My program demonstrates a simple check-in and out program where a tag works as a key and the LED board works as a monitor.

If a certain tag is detected by the RFID reader for the first time, then the LED light that matches the value of the tag gets turned on. However, if the same key is detected for the second time, the LED light that has been previously on gets turned off. Even though this simple program does not fully demonstrate an effective hotel check-in and out system, one can easily and quickly check the current occupancy rate of a hotel in real time.

10 Unique Tags

LED on the RFIDPhidget is turned on when a tag is being read

A tag (0f00018d87) is being read and the LED slot #0 of the LEDPhidget lights up

My program is designed to turn off the LED light when the same tag is being read for the second time

All 10 LEDs are turned on

What went well:
Two Phidget devices' functions were incorporated to create a simple system.

What went wrong:
This project was challenging in two ways. First of all, from a software perspective, it was difficult to learn Java from scratch. Secondly, debugging without much knowledge in Java was challenging. As shown in the following snapshot, I am still struggling with a minor error even though it is not directly affecting the outcome of my program.
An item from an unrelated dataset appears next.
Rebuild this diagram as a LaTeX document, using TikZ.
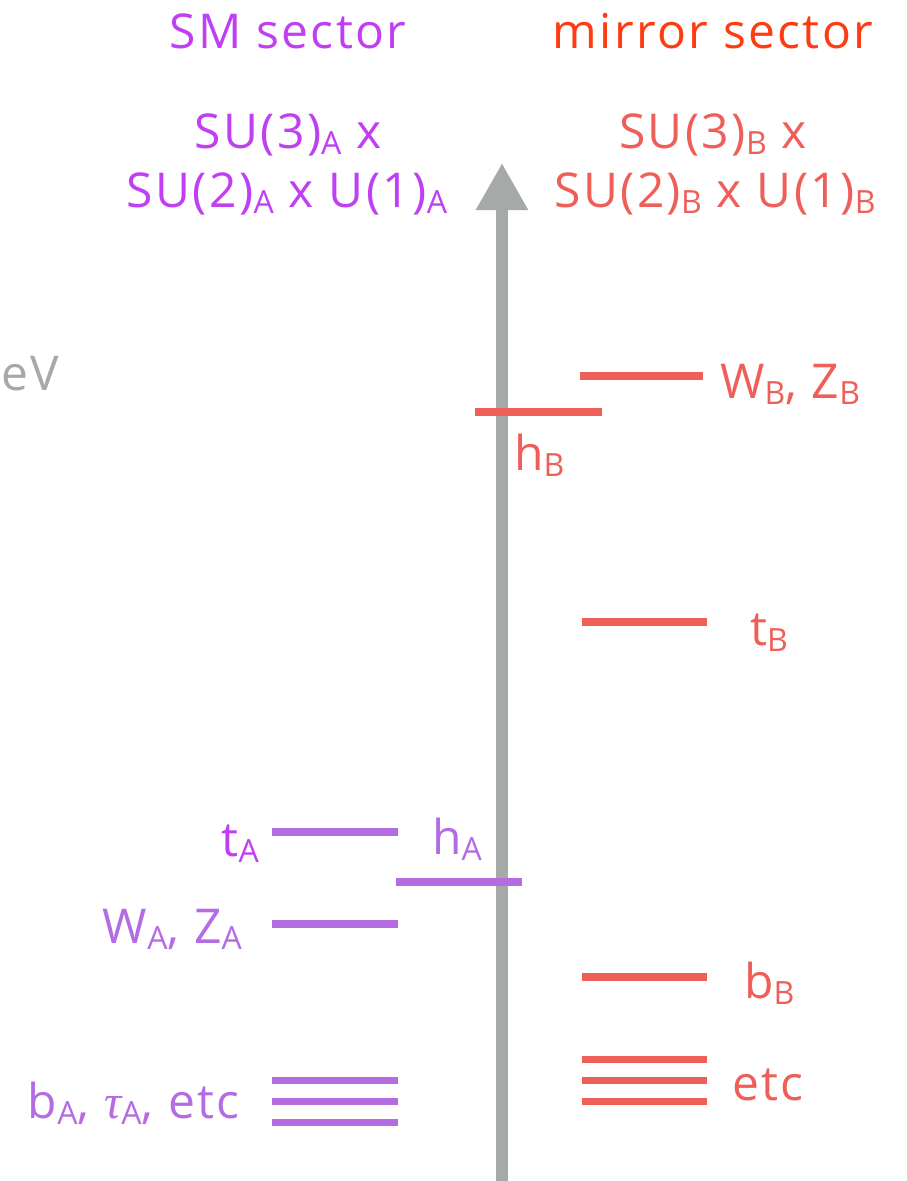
\documentclass[tikz,border=0pt]{standalone}
\usepackage{fontspec}
\setmainfont{Open Sans}[LetterSpace=5]
\newfontfamily\greekf{Liberation Serif}
\usetikzlibrary{arrows.meta}
\definecolor{smtitle}{HTML}{C13FF2}
\definecolor{mirtitle}{HTML}{FF3B12}
\definecolor{bred}{HTML}{EE5F5A}
\definecolor{apurp}{HTML}{B46CE3}
\definecolor{axisgray}{HTML}{A5A9A8}
\newcommand{\sbs}[1]{\raisebox{-6pt}{\fontsize{32}{32}\selectfont #1}}
\tikzset{
  big/.style={font=\fontsize{48}{56}\selectfont, inner sep=0pt},
  lvlA/.style={draw=apurp, line width=8pt},
  lvlB/.style={draw=bred, line width=8pt},
  axisarrow/.style={draw=axisgray, line width=12pt, -{Triangle[length=47pt,width=49pt]}},
}
\begin{document}
\begin{tikzpicture}[x=1pt,y=-1pt]
\useasboundingbox (0,0) rectangle (907,1181);
% titles
\node[big, text=smtitle, anchor=base] (smt) at (288,48) {SM sector};
\node[big, text=mirtitle, anchor=base] (mrt) at (713,48) {mirror sector};
\node[big, text=smtitle, anchor=base] (gA1) at (288,148) {SU(3)\sbs{A} x};
\node[big, text=smtitle, anchor=base] (gA2) at (287,207) {SU(2)\sbs{A} x U(1)\sbs{A}};
\node[big, text=bred, anchor=base] (gB1) at (713,148) {SU(3)\sbs{B} x};
\node[big, text=bred, anchor=base] (gB2) at (715,207) {SU(2)\sbs{B} x U(1)\sbs{B}};
\node[big, text=axisgray, anchor=base west] (ev) at (1,390) {eV};
% axis
\coordinate (axb) at (502,1181);
\coordinate (axt) at (502,163);
\draw[axisarrow] (axb) -- (axt);
% mirror levels
\coordinate (wbL) at (580,376); \coordinate (wbR) at (703,376);
\draw[lvlB] (wbL) -- (wbR);
\node[big, text=bred, anchor=base west] (wbl) at (720,398) {W\sbs{B}, Z\sbs{B}};
\coordinate (hbL) at (475,412); \coordinate (hbR) at (602,412);
\draw[lvlB] (hbL) -- (hbR);
\node[big, text=bred, anchor=base west] (hbl) at (514,470) {h\sbs{B}};
\coordinate (tbL) at (582,622); \coordinate (tbR) at (707,622);
\draw[lvlB] (tbL) -- (tbR);
\node[big, text=bred, anchor=base west] (tbl) at (750,645) {t\sbs{B}};
\coordinate (bbL) at (582,977); \coordinate (bbR) at (707,977);
\draw[lvlB] (bbL) -- (bbR);
\node[big, text=bred, anchor=base west] (bbl) at (744,998) {b\sbs{B}};
\coordinate (e1L) at (582,1059); \coordinate (e1R) at (707,1059);
\coordinate (e2L) at (582,1080); \coordinate (e2R) at (707,1080);
\coordinate (e3L) at (582,1101); \coordinate (e3R) at (707,1101);
\draw[lvlB, line width=7pt] (e1L) -- (e1R);
\draw[lvlB, line width=7pt] (e2L) -- (e2R);
\draw[lvlB, line width=7pt] (e3L) -- (e3R);
\node[big, text=bred, anchor=base west] (etcl) at (732,1100) {etc};
% SM levels
\coordinate (taL) at (272,832); \coordinate (taR) at (398,832);
\draw[lvlA] (taL) -- (taR);
\node[big, text=smtitle, anchor=base east] (tal) at (259,856) {t\sbs{A}};
\coordinate (haL) at (396,882); \coordinate (haR) at (522,882);
\draw[lvlA] (haL) -- (haR);
\node[big, text=apurp, anchor=base west] (hal) at (432,854) {h\sbs{A}};
\coordinate (waL) at (272,924); \coordinate (waR) at (398,924);
\draw[lvlA] (waL) -- (waR);
\node[big, text=apurp, anchor=base east] (wal) at (242,943) {W\sbs{A}, Z\sbs{A}};
\coordinate (a1L) at (272,1080); \coordinate (a1R) at (398,1080);
\coordinate (a2L) at (272,1101); \coordinate (a2R) at (398,1101);
\coordinate (a3L) at (272,1122); \coordinate (a3R) at (398,1122);
\draw[lvlA, line width=7pt] (a1L) -- (a1R);
\draw[lvlA, line width=7pt] (a2L) -- (a2R);
\draw[lvlA, line width=7pt] (a3L) -- (a3R);
\node[big, text=apurp, anchor=base east] (bal) at (240,1118) {b\sbs{A}, {\greekf\itshape τ}\sbs{A}, etc};
\end{tikzpicture}
\end{document}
Note: More pictures will be posted soon

What is a Tangible User Interface?

Although the concrete definition of Tangible User Interface(TUI) has not yet been formalized, it is safe to conclude that TUI is a physical tool that plays the role of a tangible medium to interact with digital information. The utmost important characteristic that is expected of any TUI is that it should be 'intuitive.' People in nature do not like to be forced into learning something new, especially involuntarily. Therefore, TUI must be designed to be intuitive and easy-to-use so that no user, in ideal, will not feel the necessity of reading a manual before starting the experience.
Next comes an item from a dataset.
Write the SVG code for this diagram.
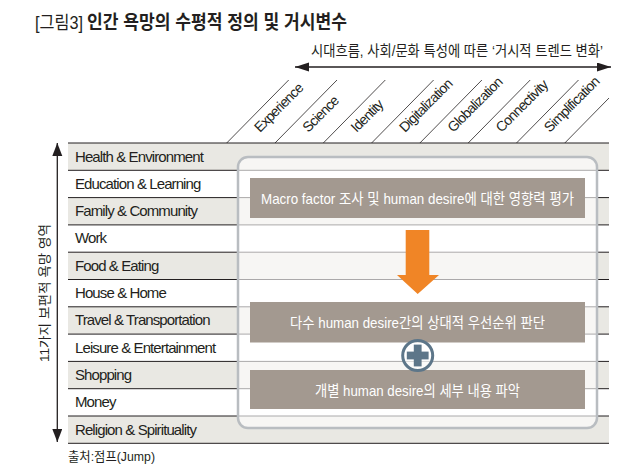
<svg xmlns="http://www.w3.org/2000/svg" width="640" height="473" viewBox="0 0 640 473">
<defs>
<style>
.t{font-family:"Liberation Sans","Noto Sans CJK KR",sans-serif;fill:#231f20}
.row{font-size:15px;letter-spacing:-0.9px}
.diag{font-size:14px;letter-spacing:-0.8px}
.grey{fill:#e9e8e3}
.rl{stroke:#231f20;stroke-width:1}
.dl{stroke:#231f20;stroke-width:0.8}
.box{fill:#a39990}
.bt{font-family:"Liberation Sans","Noto Sans CJK KR",sans-serif;fill:#ffffff;font-size:15px;text-anchor:middle}
</style>
<marker id="ah" markerUnits="userSpaceOnUse" markerWidth="14" markerHeight="10" refX="14" refY="4.5" orient="auto-start-reverse">
<path d="M0,0 L14,4.5 L0,9 z" fill="#231f20"/>
</marker>
<marker id="av" markerUnits="userSpaceOnUse" markerWidth="14" markerHeight="11" refX="13" refY="5" orient="auto-start-reverse">
<path d="M0,0 L13,5 L0,10 z" fill="#231f20"/>
</marker>
</defs>
<rect width="640" height="473" fill="#ffffff"/>

<g id="title">
<text class="t" x="35" y="29" font-size="18" textLength="48" lengthAdjust="spacingAndGlyphs">[그림3]</text>
<text class="t" x="87" y="29" font-size="19" font-weight="bold" textLength="260" lengthAdjust="spacingAndGlyphs">인간 욕망의 수평적 정의 및 거시변수</text>
</g>

<g id="trend-axis">
<text class="t" x="311" y="56" font-size="15" textLength="292" lengthAdjust="spacingAndGlyphs">시대흐름, 사회/문화 특성에 따른 ‘거시적 트렌드 변화’</text>
</g>

<g id="rows">
<rect class="grey" x="68" y="143" width="541" height="27.3"/>
<rect class="grey" x="68" y="197.6" width="541" height="27.3"/>
<rect class="grey" x="68" y="252.2" width="541" height="27.3"/>
<rect class="grey" x="68" y="306.8" width="541" height="27.3"/>
<rect class="grey" x="68" y="361.4" width="541" height="27.3"/>
<rect class="grey" x="68" y="416" width="541" height="27.3"/>
<line class="rl" x1="68" y1="143" x2="609" y2="143" stroke-width="1.3"/>
<line class="rl" x1="68" y1="170.3" x2="609" y2="170.3"/>
<line class="rl" x1="68" y1="197.6" x2="609" y2="197.6"/>
<line class="rl" x1="68" y1="224.9" x2="609" y2="224.9"/>
<line class="rl" x1="68" y1="252.2" x2="609" y2="252.2"/>
<line class="rl" x1="68" y1="279.5" x2="609" y2="279.5"/>
<line class="rl" x1="68" y1="306.8" x2="609" y2="306.8"/>
<line class="rl" x1="68" y1="334.1" x2="609" y2="334.1"/>
<line class="rl" x1="68" y1="361.4" x2="609" y2="361.4"/>
<line class="rl" x1="68" y1="388.7" x2="609" y2="388.7"/>
<line class="rl" x1="68" y1="416" x2="609" y2="416"/>
<line class="rl" x1="68" y1="443.3" x2="609" y2="443.3" stroke-width="1.3"/>
<text class="t row" x="75" y="161.5">Health &amp; Environment</text>
<text class="t row" x="75" y="188.8">Education &amp; Learning</text>
<text class="t row" x="75" y="216.1">Family &amp; Community</text>
<text class="t row" x="75" y="243.4">Work</text>
<text class="t row" x="75" y="270.7">Food &amp; Eating</text>
<text class="t row" x="75" y="298">House &amp; Home</text>
<text class="t row" x="75" y="325.3">Travel &amp; Transportation</text>
<text class="t row" x="75" y="352.6">Leisure &amp; Entertainment</text>
<text class="t row" x="75" y="379.9">Shopping</text>
<text class="t row" x="75" y="407.2">Money</text>
<text class="t row" x="75" y="434.5">Religion &amp; Spirituality</text>
</g>

<g id="macro-factors">
<line class="dl" x1="226.7" y1="143" x2="288.7" y2="80"/>
<line class="dl" x1="275" y1="143" x2="337" y2="80"/>
<line class="dl" x1="323.3" y1="143" x2="385.3" y2="80"/>
<line class="dl" x1="371.6" y1="143" x2="433.6" y2="80"/>
<line class="dl" x1="419.9" y1="143" x2="481.9" y2="80"/>
<line class="dl" x1="468.2" y1="143" x2="530.2" y2="80"/>
<line class="dl" x1="516.5" y1="143" x2="578.5" y2="80"/>
<line class="dl" x1="564.8" y1="143" x2="609" y2="98"/>
<text class="t diag" transform="translate(260,133) rotate(-45)">Experience</text>
<text class="t diag" transform="translate(308.3,133) rotate(-45)">Science</text>
<text class="t diag" transform="translate(356.6,133) rotate(-45)">Identity</text>
<text class="t diag" transform="translate(404.9,133) rotate(-45)">Digitalization</text>
<text class="t diag" transform="translate(453.2,133) rotate(-45)">Globalization</text>
<text class="t diag" transform="translate(501.5,133) rotate(-45)">Connectivity</text>
<text class="t diag" transform="translate(549.8,133) rotate(-45)">Simplification</text>
</g>

<g id="desire-axis">
<text class="t" transform="translate(49,293) rotate(-90)" font-size="13" text-anchor="middle" textLength="138" lengthAdjust="spacingAndGlyphs">11가지 보편적 욕망 영역</text>
</g>

<g id="panel">
<rect x="238" y="157" width="359" height="271" rx="10" fill="#ffffff" fill-opacity="0.62" stroke="#b9bdc1" stroke-width="2.5"/>
</g>

<g id="step1">
<rect class="box" x="250" y="178" width="335" height="40"/>
<text class="bt" x="417.5" y="204" textLength="313" lengthAdjust="spacingAndGlyphs">Macro factor 조사 및 human desire에 대한 영향력 평가</text>
</g>

<g id="step2">
<rect class="box" x="250" y="302" width="335" height="40.5"/>
<text class="bt" x="417.5" y="327.5" textLength="255" lengthAdjust="spacingAndGlyphs">다수 human desire간의 상대적 우선순위 판단</text>
</g>

<g id="step3">
<rect class="box" x="250" y="370" width="335" height="39"/>
<text class="bt" x="417.5" y="395.5" textLength="205" lengthAdjust="spacingAndGlyphs">개별 human desire의 세부 내용 파악</text>
</g>

<g id="plus">
<circle cx="417.7" cy="355.5" r="15" fill="#ffffff" fill-opacity="0.5" stroke="#5d7689" stroke-width="3"/>
<rect x="406.8" y="351.6" width="21.8" height="7.8" fill="#5d7689"/>
<rect x="413.8" y="344.6" width="7.8" height="21.8" fill="#5d7689"/>
</g>

<g id="connectors">
<line x1="295" y1="67" x2="611" y2="67" stroke="#231f20" stroke-width="1.3" marker-start="url(#ah)" marker-end="url(#ah)"/>
<line x1="57.3" y1="143" x2="57.3" y2="442" stroke="#231f20" stroke-width="1.3" marker-start="url(#av)" marker-end="url(#av)"/>
<polygon points="405.7,230 429.3,230 429.3,275 439,275 417.7,294 397,275 405.7,275" fill="#f08526"/>
</g>

<g id="source">
<text class="t" x="68" y="461" font-size="13" textLength="87" lengthAdjust="spacingAndGlyphs">출처:점프(Jump)</text>
</g>
</svg>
In that sense, I like the idea behind the Designers' Outpost. The Designers' Outpost is an extremely intuitive tool which can provide a fun brainstorming experience as well as create an efficient and effective output of the digital format. Like the Designers' Outpost, when designing a new TUI, I think that the balance between creativity and user-friendliness should be carefully made. In other words, a certain TUI must be creative enough to make users appreciate its unique and useful functionality. However, at the same time, TUI must be intuitive and user-friendly enough to ensure that the general users with no background knowledge will be able to feel comfortable using it and not suffer from learning how to use it.